- _TASK TO COMPLETE_:
Read through the entries below and return each line with the word "this".

========

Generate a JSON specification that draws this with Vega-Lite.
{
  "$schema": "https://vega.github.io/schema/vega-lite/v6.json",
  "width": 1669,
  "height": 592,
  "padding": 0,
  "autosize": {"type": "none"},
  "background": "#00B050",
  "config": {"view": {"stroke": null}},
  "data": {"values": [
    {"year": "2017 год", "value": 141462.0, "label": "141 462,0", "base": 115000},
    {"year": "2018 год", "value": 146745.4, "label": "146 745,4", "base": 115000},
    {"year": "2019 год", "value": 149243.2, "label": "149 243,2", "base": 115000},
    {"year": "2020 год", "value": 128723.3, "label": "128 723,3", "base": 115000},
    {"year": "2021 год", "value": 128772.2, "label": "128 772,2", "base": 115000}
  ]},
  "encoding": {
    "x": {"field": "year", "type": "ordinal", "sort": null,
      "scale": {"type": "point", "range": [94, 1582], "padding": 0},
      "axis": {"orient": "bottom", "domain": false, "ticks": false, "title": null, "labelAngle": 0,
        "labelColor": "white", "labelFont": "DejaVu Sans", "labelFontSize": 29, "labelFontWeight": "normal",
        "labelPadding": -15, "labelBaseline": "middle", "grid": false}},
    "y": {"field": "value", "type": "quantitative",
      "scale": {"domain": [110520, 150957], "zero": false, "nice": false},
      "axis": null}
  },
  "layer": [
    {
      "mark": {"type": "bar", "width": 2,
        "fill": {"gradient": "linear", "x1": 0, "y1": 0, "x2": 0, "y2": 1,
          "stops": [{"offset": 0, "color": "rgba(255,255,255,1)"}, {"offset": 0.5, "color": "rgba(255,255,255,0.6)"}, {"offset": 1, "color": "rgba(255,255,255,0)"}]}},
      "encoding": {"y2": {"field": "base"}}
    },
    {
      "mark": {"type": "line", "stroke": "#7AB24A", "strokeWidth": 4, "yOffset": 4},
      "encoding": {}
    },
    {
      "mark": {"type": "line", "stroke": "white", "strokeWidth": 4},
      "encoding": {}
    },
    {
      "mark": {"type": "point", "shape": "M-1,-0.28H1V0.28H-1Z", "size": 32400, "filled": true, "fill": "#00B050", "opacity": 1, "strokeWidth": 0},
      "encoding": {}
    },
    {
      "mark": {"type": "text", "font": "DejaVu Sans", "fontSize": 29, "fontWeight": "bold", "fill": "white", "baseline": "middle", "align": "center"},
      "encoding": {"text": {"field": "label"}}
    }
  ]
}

========

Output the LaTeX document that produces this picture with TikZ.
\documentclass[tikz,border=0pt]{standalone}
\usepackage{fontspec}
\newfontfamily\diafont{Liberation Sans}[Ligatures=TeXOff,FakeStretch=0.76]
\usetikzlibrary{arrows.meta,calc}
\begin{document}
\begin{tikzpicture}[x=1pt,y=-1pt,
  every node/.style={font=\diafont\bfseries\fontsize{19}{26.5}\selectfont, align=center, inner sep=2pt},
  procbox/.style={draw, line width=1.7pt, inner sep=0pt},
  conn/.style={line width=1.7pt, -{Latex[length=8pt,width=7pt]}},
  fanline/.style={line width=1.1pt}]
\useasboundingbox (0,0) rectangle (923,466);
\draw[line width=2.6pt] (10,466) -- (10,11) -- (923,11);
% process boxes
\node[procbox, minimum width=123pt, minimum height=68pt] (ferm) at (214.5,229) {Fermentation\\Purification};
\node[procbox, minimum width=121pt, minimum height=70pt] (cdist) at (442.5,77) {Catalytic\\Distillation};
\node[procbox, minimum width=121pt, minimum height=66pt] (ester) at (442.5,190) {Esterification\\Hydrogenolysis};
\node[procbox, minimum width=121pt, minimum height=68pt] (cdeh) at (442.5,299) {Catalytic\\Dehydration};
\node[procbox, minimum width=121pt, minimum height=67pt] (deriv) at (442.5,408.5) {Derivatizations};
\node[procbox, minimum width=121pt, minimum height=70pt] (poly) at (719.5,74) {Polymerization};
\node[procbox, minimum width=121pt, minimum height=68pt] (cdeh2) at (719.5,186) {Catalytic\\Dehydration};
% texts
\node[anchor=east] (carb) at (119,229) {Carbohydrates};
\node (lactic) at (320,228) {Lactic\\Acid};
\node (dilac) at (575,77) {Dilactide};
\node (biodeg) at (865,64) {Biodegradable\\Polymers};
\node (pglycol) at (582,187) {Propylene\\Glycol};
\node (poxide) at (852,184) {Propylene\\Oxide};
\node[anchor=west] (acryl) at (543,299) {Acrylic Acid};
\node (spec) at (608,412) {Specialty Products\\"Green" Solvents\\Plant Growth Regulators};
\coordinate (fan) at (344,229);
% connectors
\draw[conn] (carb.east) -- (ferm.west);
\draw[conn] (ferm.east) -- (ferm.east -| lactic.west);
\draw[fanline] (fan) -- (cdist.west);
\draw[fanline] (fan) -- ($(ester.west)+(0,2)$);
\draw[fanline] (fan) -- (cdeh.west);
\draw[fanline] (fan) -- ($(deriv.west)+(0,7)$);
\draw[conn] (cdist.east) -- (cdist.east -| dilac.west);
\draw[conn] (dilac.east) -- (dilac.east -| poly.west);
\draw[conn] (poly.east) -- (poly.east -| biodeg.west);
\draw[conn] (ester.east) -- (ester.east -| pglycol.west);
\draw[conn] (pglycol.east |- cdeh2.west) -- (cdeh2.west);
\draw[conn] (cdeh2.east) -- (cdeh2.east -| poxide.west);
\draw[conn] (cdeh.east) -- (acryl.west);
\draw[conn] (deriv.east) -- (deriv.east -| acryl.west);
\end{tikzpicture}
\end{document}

========

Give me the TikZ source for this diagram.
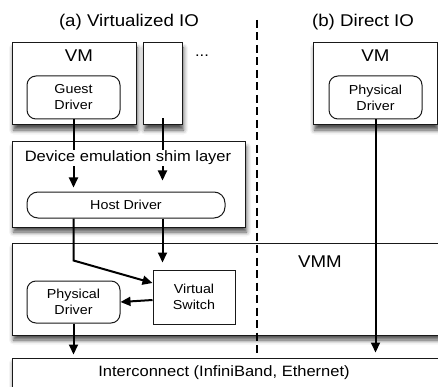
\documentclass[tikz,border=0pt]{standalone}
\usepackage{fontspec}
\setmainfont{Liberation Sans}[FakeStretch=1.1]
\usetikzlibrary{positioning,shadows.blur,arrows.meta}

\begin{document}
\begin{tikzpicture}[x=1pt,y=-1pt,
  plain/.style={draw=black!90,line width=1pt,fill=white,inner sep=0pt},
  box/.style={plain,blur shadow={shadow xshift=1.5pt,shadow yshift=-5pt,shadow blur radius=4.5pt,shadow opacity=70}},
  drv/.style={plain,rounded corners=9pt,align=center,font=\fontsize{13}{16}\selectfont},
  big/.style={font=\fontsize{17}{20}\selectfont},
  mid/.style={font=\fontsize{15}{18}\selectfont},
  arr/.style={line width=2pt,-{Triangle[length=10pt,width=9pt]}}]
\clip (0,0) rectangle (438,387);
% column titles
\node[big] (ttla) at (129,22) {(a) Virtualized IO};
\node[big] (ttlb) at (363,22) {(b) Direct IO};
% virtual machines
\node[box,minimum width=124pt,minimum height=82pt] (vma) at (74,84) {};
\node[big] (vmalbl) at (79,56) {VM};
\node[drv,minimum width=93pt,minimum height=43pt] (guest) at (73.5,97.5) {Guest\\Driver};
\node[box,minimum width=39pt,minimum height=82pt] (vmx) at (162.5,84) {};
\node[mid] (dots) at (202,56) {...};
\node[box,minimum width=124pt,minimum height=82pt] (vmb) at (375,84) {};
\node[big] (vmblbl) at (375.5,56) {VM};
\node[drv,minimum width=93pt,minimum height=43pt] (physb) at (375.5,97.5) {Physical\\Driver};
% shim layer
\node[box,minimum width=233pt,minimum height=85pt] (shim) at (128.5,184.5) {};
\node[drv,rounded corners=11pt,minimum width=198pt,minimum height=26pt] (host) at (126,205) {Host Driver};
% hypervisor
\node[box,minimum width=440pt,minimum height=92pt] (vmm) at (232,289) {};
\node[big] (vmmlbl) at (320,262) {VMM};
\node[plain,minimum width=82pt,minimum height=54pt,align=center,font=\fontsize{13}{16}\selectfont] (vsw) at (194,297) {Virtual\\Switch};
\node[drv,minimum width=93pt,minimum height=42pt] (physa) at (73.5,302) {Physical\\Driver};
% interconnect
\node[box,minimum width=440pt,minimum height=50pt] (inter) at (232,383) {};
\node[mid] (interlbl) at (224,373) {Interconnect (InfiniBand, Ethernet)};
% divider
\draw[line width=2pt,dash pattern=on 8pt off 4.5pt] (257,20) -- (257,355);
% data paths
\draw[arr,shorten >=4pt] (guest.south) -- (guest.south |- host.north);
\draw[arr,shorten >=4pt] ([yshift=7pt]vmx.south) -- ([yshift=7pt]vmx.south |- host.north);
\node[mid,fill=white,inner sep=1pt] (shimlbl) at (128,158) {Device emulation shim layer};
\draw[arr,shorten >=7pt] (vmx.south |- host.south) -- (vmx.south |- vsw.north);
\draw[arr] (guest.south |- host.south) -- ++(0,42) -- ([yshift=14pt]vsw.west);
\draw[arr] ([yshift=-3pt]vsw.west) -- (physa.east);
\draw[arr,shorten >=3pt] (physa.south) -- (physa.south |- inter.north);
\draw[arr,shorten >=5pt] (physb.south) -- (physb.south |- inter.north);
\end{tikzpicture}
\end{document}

========

- _SOLUTION_:
Generate a JSON specification that draws this with Vega-Lite.
Output the LaTeX document that produces this picture with TikZ.
Give me the TikZ source for this diagram.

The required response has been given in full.